NEW YORK—Late in today’s press conference that announced details of the inaugural Laver Cup tournament—scheduled for September 22-24, 2017 at the O2 Arena in Prague, Czech Republic—somebody asked tennis deity Rod Laver about why there seems to be so much respect among different tennis generations when it’s often lacking in other sports, where elders sometimes affect a back-in-the-day superiority.
Laver answered, almost immediately: “Tennis is a different kettle of fish. You’re one on one … when you look out on the court your whole life is just what you can accomplish in that one and a half or two hours.”
There are few people who have done more with those hours—although some have needed five or six—than the five men on stage at the St. Regis Hotel in Manhattan, who boast sixty Grand Slam singles titles among them: Laver himself, clearly both tickled and humbled at having this event named for him; still-active greats Roger Federer and Rafael Nadal; and the chief rivals of the 1970s, Björn Borg and John McEnroe.
As Laver continued speaking, he improvised a short monologue that provided one of those moments that illustrate that no matter how much tennis one watches, or even how many players one interviews, there’s only so much those of us who don’t play the game at the level of the legends can know about the world they inhabit without having it spoon-fed to us.
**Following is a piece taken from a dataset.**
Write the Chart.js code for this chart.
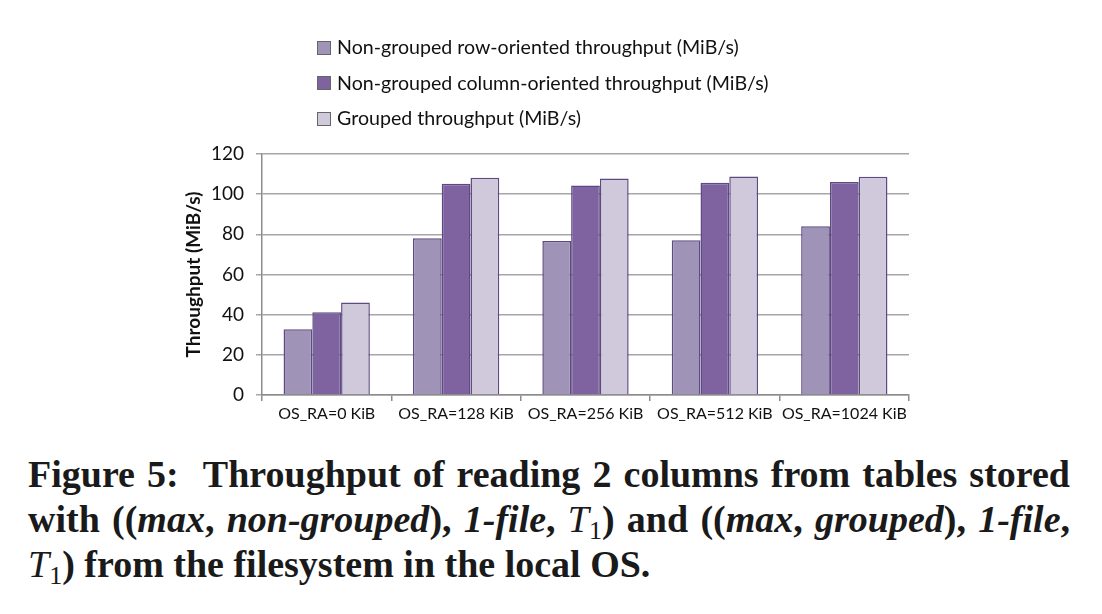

He explained that because you’re so alone on the court, you come to count on players you get to know on the tour, even though those players will, on certain days, be your opponents. He then described how that kinship extends to players of different ages, even though he might not necessarily know them all that well by conventional, social standards.
“I had the opportunity to watch John [McEnroe] play a lot of matches,” said Laver. "We never played against each other, but I think the feeling is like we’re good friends. We haven’t really been close enough for him to think of myself as being a friend, so it’s a unique situation you have with tennis players.”